** Direction **
Please list all lines of the material below in which the string "document" occurs.

** Begin **

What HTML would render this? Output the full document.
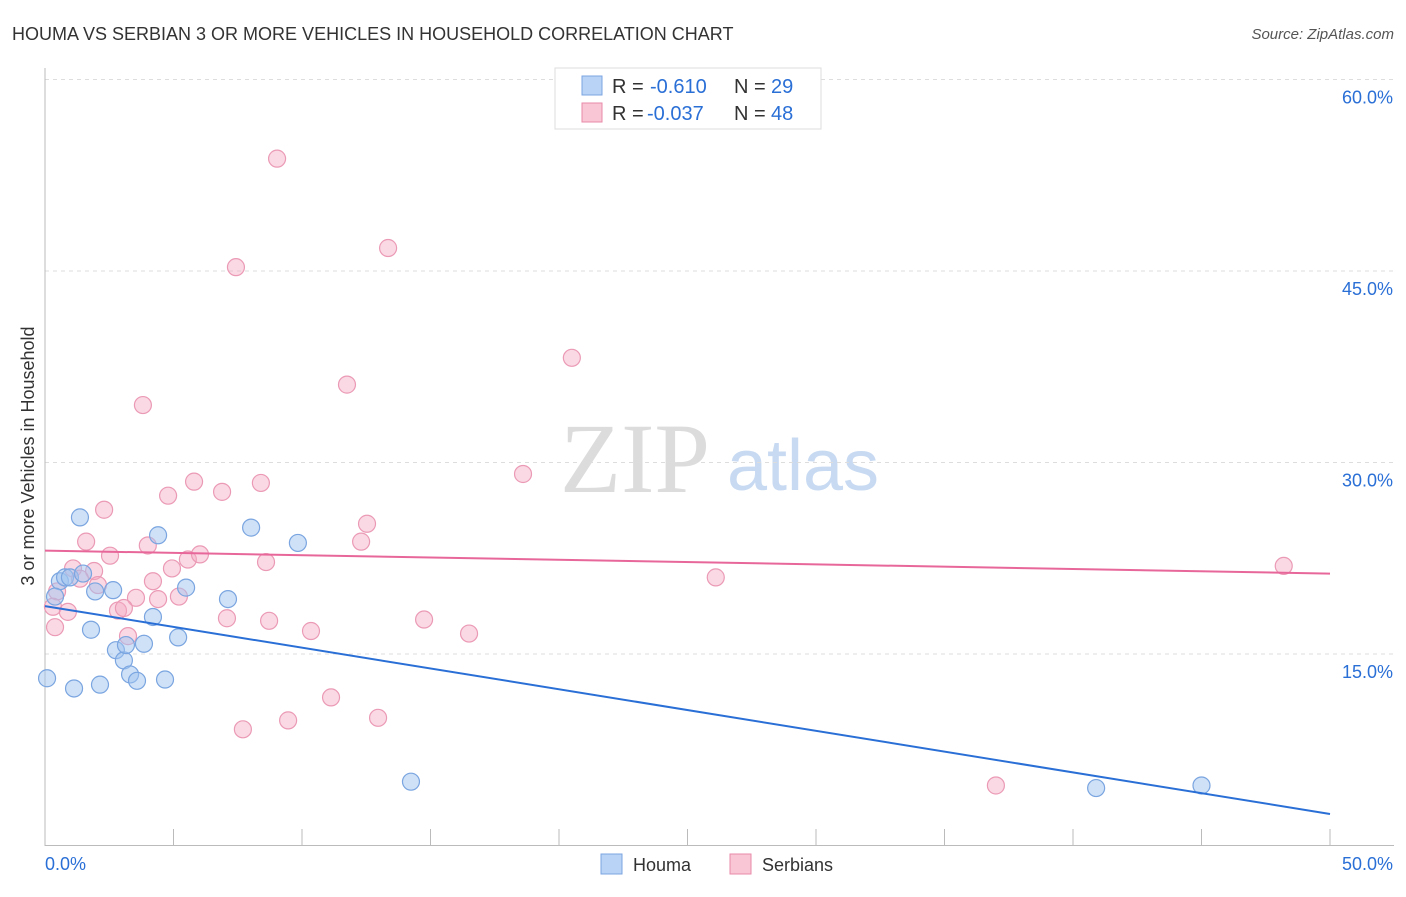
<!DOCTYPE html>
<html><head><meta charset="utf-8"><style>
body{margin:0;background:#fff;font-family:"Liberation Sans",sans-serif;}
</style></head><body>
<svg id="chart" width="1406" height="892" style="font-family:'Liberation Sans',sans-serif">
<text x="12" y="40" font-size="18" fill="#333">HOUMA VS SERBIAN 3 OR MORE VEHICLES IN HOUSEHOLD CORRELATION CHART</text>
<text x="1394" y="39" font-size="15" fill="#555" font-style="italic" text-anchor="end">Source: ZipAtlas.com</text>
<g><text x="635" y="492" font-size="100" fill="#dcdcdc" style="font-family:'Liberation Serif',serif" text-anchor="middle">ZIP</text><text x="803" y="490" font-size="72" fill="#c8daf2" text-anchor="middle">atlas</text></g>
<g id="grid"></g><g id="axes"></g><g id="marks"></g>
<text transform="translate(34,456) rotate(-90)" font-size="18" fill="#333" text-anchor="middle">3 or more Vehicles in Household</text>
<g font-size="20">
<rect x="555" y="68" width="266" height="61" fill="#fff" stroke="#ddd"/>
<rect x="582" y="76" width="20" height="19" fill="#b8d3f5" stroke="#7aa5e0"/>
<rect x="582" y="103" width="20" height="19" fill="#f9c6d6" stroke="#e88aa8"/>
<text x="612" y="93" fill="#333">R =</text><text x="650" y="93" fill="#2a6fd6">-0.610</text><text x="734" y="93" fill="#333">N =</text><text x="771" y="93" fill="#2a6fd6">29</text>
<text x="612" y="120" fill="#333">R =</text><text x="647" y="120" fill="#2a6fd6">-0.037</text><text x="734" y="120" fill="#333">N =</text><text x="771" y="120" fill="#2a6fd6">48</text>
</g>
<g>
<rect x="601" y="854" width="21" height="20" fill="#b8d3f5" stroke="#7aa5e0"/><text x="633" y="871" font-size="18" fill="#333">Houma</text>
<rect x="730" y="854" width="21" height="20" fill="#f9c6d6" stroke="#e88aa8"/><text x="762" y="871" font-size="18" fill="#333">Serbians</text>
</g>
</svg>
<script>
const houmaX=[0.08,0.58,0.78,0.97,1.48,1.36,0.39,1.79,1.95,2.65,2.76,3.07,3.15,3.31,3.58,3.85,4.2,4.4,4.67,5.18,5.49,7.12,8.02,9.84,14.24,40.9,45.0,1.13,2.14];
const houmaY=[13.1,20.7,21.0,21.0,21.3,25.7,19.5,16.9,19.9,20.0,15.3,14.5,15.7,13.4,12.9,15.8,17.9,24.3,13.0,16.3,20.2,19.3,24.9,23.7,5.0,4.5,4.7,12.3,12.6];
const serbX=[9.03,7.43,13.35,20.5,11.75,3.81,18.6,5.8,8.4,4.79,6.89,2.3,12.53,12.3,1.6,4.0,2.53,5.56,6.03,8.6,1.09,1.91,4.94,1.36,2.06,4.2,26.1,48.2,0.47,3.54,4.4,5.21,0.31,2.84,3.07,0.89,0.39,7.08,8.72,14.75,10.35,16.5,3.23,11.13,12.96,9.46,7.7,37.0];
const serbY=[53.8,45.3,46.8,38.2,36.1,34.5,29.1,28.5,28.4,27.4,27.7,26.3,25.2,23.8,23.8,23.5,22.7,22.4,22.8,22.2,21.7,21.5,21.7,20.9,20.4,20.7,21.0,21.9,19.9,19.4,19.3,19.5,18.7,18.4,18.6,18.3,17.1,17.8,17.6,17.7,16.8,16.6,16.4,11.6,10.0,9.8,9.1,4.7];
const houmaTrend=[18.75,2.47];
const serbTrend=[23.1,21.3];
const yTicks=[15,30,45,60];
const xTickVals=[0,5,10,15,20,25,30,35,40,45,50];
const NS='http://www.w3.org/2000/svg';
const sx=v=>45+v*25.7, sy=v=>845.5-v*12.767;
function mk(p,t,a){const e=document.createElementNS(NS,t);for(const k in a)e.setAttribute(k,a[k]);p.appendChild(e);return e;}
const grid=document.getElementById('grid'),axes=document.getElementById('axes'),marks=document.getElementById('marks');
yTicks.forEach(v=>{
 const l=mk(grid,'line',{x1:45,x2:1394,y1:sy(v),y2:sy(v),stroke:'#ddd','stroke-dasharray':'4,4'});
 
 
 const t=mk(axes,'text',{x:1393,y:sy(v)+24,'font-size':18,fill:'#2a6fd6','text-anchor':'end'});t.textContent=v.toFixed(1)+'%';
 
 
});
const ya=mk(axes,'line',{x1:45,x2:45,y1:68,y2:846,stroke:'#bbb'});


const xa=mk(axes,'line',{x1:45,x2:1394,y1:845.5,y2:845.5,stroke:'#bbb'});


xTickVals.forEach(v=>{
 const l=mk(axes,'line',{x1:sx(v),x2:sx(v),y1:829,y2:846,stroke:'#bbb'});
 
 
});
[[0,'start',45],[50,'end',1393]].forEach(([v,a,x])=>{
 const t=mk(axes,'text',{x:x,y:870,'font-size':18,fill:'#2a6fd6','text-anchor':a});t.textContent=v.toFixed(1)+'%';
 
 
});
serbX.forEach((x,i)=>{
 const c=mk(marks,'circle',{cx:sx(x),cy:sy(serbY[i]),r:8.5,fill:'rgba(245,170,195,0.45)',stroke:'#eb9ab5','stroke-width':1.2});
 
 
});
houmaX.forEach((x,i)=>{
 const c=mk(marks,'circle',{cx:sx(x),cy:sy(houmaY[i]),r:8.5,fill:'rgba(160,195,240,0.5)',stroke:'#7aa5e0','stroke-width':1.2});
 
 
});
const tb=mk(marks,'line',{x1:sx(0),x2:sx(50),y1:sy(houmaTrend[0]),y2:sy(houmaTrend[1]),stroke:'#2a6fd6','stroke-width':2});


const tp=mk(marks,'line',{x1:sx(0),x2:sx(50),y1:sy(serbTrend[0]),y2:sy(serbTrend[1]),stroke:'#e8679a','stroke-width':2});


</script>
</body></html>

** End **

** Answer to the problem **
What HTML would render this? Output the full document.
function mk(p,t,a){const e=document.createElementNS(NS,t);for(const k in a)e.setAttribute(k,a[k]);p.appendChild(e);return e;}
const grid=document.getElementById('grid'),axes=document.getElementById('axes'),marks=document.getElementById('marks');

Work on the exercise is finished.